::: LISTING

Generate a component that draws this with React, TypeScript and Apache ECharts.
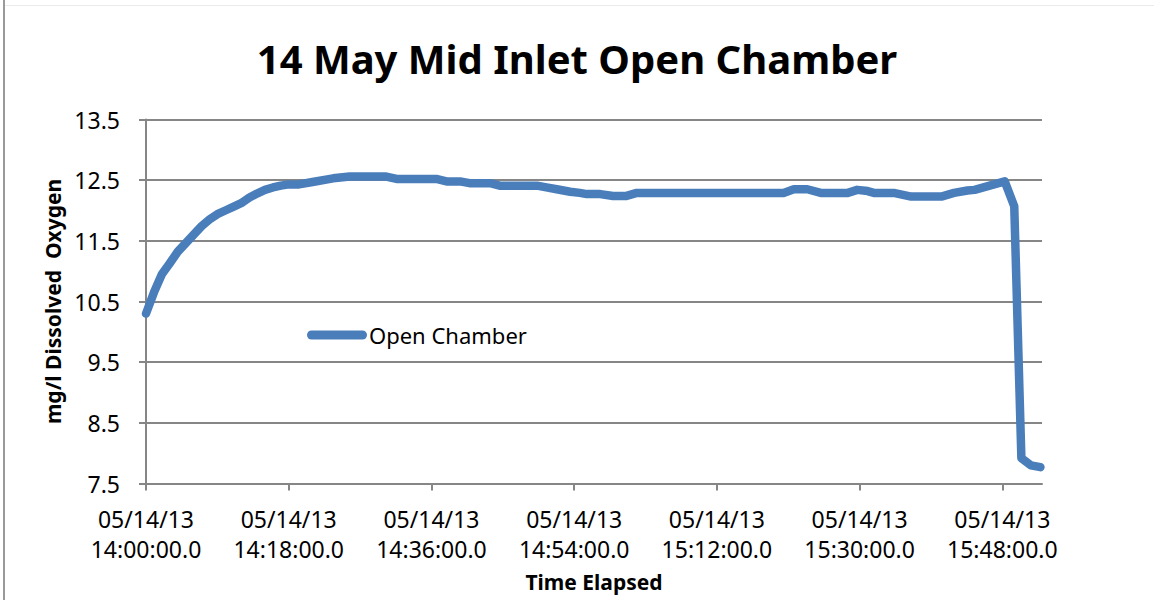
import React, { useEffect, useRef } from "react";
import * as echarts from "echarts";

const titleText = "14 May Mid Inlet Open Chamber";
const seriesName = "Open Chamber";
const yAxisName = "mg/l Dissolved  Oxygen";
const xAxisName = "Time Elapsed";
const dateLabel = "05/14/13";
const startHour = 14;

// minutes elapsed since 14:00:00
const minutes = [
  0, 1, 2, 3, 4, 5, 6, 7, 8, 9, 10, 11, 12, 13, 14, 15, 16, 17, 18, 19.3, 21,
  23.6, 25.7, 30.3, 31.6, 36.6, 37.9, 39.6, 40.8, 43.4, 44.6, 49.3, 50.5, 51.8,
  53.5, 54.7, 55.6, 57.3, 58.9, 60.6, 61.9, 80.4, 81.7, 83.4, 85.1, 88.5, 89.7,
  91, 91.8, 94.3, 96.5, 100.3, 101.9, 103.6, 104.5, 108.3, 109.5, 110.4, 111.6,
  112.8,
];
const oxygen = [
  10.3, 10.65, 10.95, 11.13, 11.32, 11.46, 11.6, 11.74, 11.85, 11.94, 12.0,
  12.06, 12.12, 12.21, 12.28, 12.34, 12.38, 12.41, 12.43, 12.43, 12.47, 12.53,
  12.56, 12.56, 12.52, 12.52, 12.48, 12.48, 12.45, 12.45, 12.41, 12.41, 12.38,
  12.35, 12.31, 12.29, 12.27, 12.27, 12.24, 12.24, 12.29, 12.29, 12.35, 12.35,
  12.29, 12.29, 12.34, 12.32, 12.29, 12.29, 12.23, 12.23, 12.29, 12.33, 12.34,
  12.48, 12.07, 7.92, 7.8, 7.77,
];

const xTickMinutes = [0, 18, 36, 54, 72, 90, 108];
const yTicks = [7.5, 8.5, 9.5, 10.5, 11.5, 12.5, 13.5];
const xMax = 113;

const FONT = "Noto Sans";
const AXIS_GRAY = "#868686";

function timeLabel(m: number): string {
  const total = startHour * 60 + m;
  const h = Math.floor(total / 60);
  const mm = Math.round(total % 60);
  return `${dateLabel}\n${h}:${String(mm).padStart(2, "0")}:00.0`;
}

export default function App() {
  const ref = useRef<HTMLDivElement>(null);

  useEffect(() => {
    if (!ref.current) return;
    const chart = echarts.init(ref.current, undefined, { renderer: "svg" });
    const data = minutes.map((m, i) => [m, oxygen[i]]);
    chart.setOption({
      animation: false,
      backgroundColor: "#ffffff",
      title: {
        text: titleText,
        left: "center",
        top: 33,
        padding: 0,
        textStyle: {
          fontFamily: FONT,
          fontWeight: "bold",
          fontSize: 40,
          lineHeight: 50,
          color: "#000",
        },
      },
      legend: {
        data: [seriesName],
        left: 307,
        top: 324,
        padding: 0,
        itemWidth: 60,
        itemHeight: 9,
        icon: "path://M4.5 0H55.5A4.5 4.5 0 0 1 55.5 9H4.5A4.5 4.5 0 0 1 4.5 0Z",
        itemStyle: { color: "#4A7EBB" },
        textStyle: { fontFamily: FONT, fontSize: 22, color: "#000", padding: [0, 0, 0, -3] },
      },
      grid: { left: 146, right: 112, top: 119.5, bottom: 116.5, containLabel: false },
      xAxis: {
        type: "value",
        min: 0,
        max: xMax,
        name: xAxisName,
        nameLocation: "middle",
        nameGap: 88,
        nameTextStyle: { fontFamily: FONT, fontWeight: "bold", fontSize: 21, color: "#000" },
        axisLine: { show: true, lineStyle: { color: AXIS_GRAY, width: 2 } },
        axisTick: { show: true, length: 7, lineStyle: { color: AXIS_GRAY, width: 2 }, customValues: xTickMinutes },
        axisLabel: {
          customValues: xTickMinutes,
          formatter: (v: number) => timeLabel(v),
          fontFamily: FONT,
          fontSize: 23,
          lineHeight: 30,
          margin: 20,
          color: "#000",
        },
        splitLine: { show: false },
      },
      yAxis: {
        type: "value",
        min: 7.5,
        max: 13.5,
        name: yAxisName,
        nameLocation: "middle",
        nameGap: 78,
        nameTextStyle: { fontFamily: FONT, fontWeight: "bold", fontSize: 21, color: "#000" },
        axisLine: { show: true, lineStyle: { color: AXIS_GRAY, width: 2 } },
        axisTick: { show: true, length: 7, lineStyle: { color: AXIS_GRAY, width: 2 }, customValues: yTicks },
        axisLabel: {
          customValues: yTicks,
          formatter: (v: number) => v.toFixed(1),
          fontFamily: FONT,
          fontSize: 23,
          margin: 26,
          color: "#000",
        },
        splitLine: { show: true, lineStyle: { color: AXIS_GRAY, width: 2 } },
      },
      series: [
        {
          name: seriesName,
          type: "line",
          data,
          showSymbol: false,
          symbol: "none",
          lineStyle: { color: "#4A7EBB", width: 8.5, cap: "round", join: "round" },
          itemStyle: { color: "#4A7EBB" },
        },
      ],
      graphic: [
        {
          type: "line",
          shape: { x1: 4, y1: 0, x2: 4, y2: 600 },
          style: { stroke: "#9a9a9a", lineWidth: 2 },
          silent: true,
        },
        {
          type: "line",
          shape: { x1: 5, y1: 5.5, x2: 1154, y2: 5.5 },
          style: { stroke: "#ebebeb", lineWidth: 1 },
          silent: true,
        },
      ],
    });
    return () => chart.dispose();
  }, []);

  return (
    <div
      ref={ref}
      style={{ position: "fixed", left: 0, top: 0, width: 1154, height: 600, background: "#fff" }}
    />
  );
}
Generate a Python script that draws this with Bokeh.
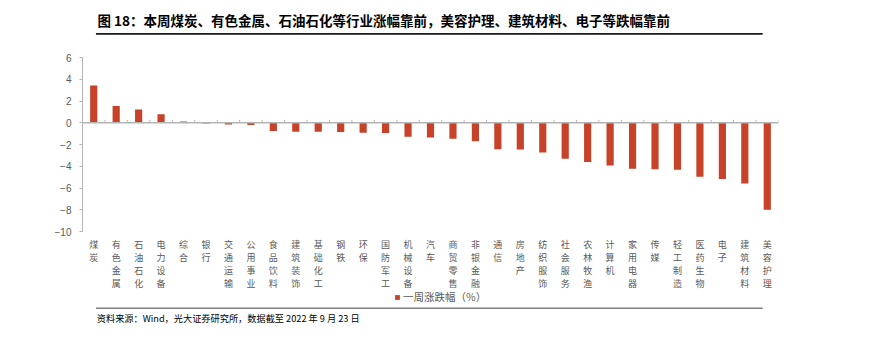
from bokeh.plotting import figure
from bokeh.layouts import column
from bokeh.models import (ColumnDataSource, FactorRange, Range1d, Span,
                          Legend, LegendItem, FixedTicker)
from bokeh.core.properties import value
from bokeh.transform import dodge
from bokeh.embed import file_html
from bokeh.resources import INLINE

# ---- data ----
industries = ["煤炭", "有色金属", "石油石化", "电力设备", "综合", "银行", "交通运输", "公用事业",
              "食品饮料", "建筑装饰", "基础化工", "钢铁", "环保", "国防军工", "机械设备", "汽车",
              "商贸零售", "非银金融", "通信", "房地产", "纺织服饰", "社会服务", "农林牧渔", "计算机",
              "家用电器", "传媒", "轻工制造", "医药生物", "电子", "建筑材料", "美容护理"]
weekly_change = [3.43, 1.53, 1.22, 0.79, 0.12, -0.08, -0.17, -0.20,
                 -0.77, -0.83, -0.83, -0.86, -0.92, -0.95, -1.29, -1.35,
                 -1.47, -1.69, -2.43, -2.46, -2.73, -3.31, -3.62, -3.93,
                 -4.24, -4.27, -4.33, -4.97, -5.18, -5.58, -8.00]
y_ticks = [-10, -8, -6, -4, -2, 0, 2, 4, 6]
y_min, y_max = -10, 6
series_name = "一周涨跌幅（%）"
title_text = "图 18：本周煤炭、有色金属、石油石化等行业涨幅靠前，美容护理、建筑材料、电子等跌幅靠前"
source_text = "资料来源：Wind，光大证券研究所，数据截至 2022 年 9 月 23 日"

BAR = "#C6432A"
GREY_TXT = "#595959"
AXIS = "#B4B4B4"
CJK = "Noto Sans CJK SC"

W = 879
HEAD_H = 40        # title strip
FOOT_H = 37        # source-note strip
MAIN_H = 343 - HEAD_H - FOOT_H
FL, FR = 82, 778                 # frame left / right (canvas px)
TOP_PX, AXIS_BOTTOM_PX = 57, 231  # canvas px of y_max and y_min
FRAME_TOP = TOP_PX - HEAD_H
FRAME_H = MAIN_H - FRAME_TOP
ppu = (AXIS_BOTTOM_PX - TOP_PX) / (y_max - y_min)
y_low = y_max - FRAME_H / ppu


def strip(h):
    f = figure(width=W, height=h, x_range=Range1d(0, W), y_range=Range1d(h, 0),
               output_backend="svg", toolbar_location=None, x_axis_type=None,
               y_axis_type=None, min_border=0, title=None)
    f.outline_line_color = None
    f.xgrid.visible = False
    f.ygrid.visible = False
    return f


# ---- header ----
head = strip(HEAD_H)
head.text(x=[19], y=[19.5], text=[title_text], text_font=value(CJK),
          text_font_size=value("13.5px"), text_font_style="bold",
          text_color="#000000", text_baseline="middle", text_align="left")
head.segment(x0=[17], y0=[33.4], x1=[859], y1=[33.4], line_color="#1A1A1A", line_width=1.6)

# ---- main chart ----
src = ColumnDataSource(dict(
    cat=industries, val=weekly_change,
    zero=[0] * len(industries), tick=[0.25] * len(industries),
    lab=["\n".join(c) for c in industries],
    lab_y=[y_min - 6 / ppu] * len(industries)))

p = figure(width=W, height=MAIN_H, x_range=FactorRange(factors=industries),
           y_range=Range1d(y_low, y_max), output_backend="svg", toolbar_location=None,
           min_border_left=FL, min_border_right=W - FR, min_border_top=FRAME_TOP,
           min_border_bottom=0, x_axis_location=None, title=None)
p.outline_line_color = None
p.xgrid.visible = False
p.ygrid.visible = False

bars = p.vbar(x="cat", top="val", width=0.32, source=src, fill_color=BAR, line_color=None)

p.add_layout(Span(location=0, dimension="width", line_color=AXIS, line_width=1.5))
p.segment(x0=dodge("cat", 0.5, range=p.x_range), y0="zero",
          x1=dodge("cat", 0.5, range=p.x_range), y1="tick",
          source=src, line_color=AXIS, line_width=1)

p.text(x="cat", y="lab_y", text="lab", source=src, text_font=value(CJK),
       text_font_size=value("9px"), text_color=GREY_TXT, text_align="center",
       text_baseline="top", text_line_height=1.0)

ya = p.yaxis[0]
ya.ticker = FixedTicker(ticks=y_ticks)
ya.bounds = (y_min, y_max)
ya.axis_line_color = AXIS
ya.major_tick_line_color = AXIS
ya.major_tick_in = 0
ya.major_tick_out = 3
ya.minor_tick_line_color = None
ya.major_label_text_font = "Liberation Sans"
ya.major_label_text_font_size = "10px"
ya.major_label_text_color = GREY_TXT
ya.major_label_standoff = 8

legend = Legend(items=[LegendItem(label=series_name, renderers=[bars])],
                location=(394 - FL, 2), orientation="horizontal",
                padding=0, margin=0, glyph_width=6, glyph_height=6, label_standoff=3,
                border_line_color=None, background_fill_alpha=0,
                label_text_font=CJK, label_text_font_size="10.5px",
                label_text_color=GREY_TXT)
p.add_layout(legend)

# ---- footer ----
foot = strip(FOOT_H)
foot.segment(x0=[17], y0=[1.7], x1=[859], y1=[1.7], line_color="#808080", line_width=1.5)
foot.text(x=[18], y=[11.5], text=[source_text], text_font=value(CJK),
          text_font_size=value("9.2px"), text_color="#000000",
          text_baseline="middle", text_align="left")

layout = column(head, p, foot, spacing=0)
open("out.html", "w").write(file_html(layout, INLINE))
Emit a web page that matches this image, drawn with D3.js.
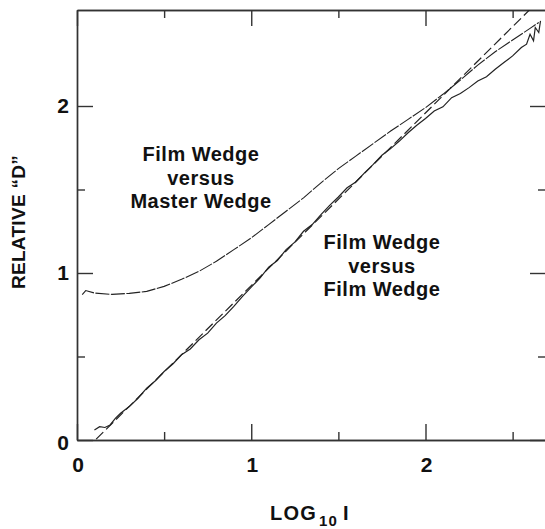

::::::

Give the number of lines in the listing above that contain "with", and nothing else.

## ANSWER TO THIS TASK
3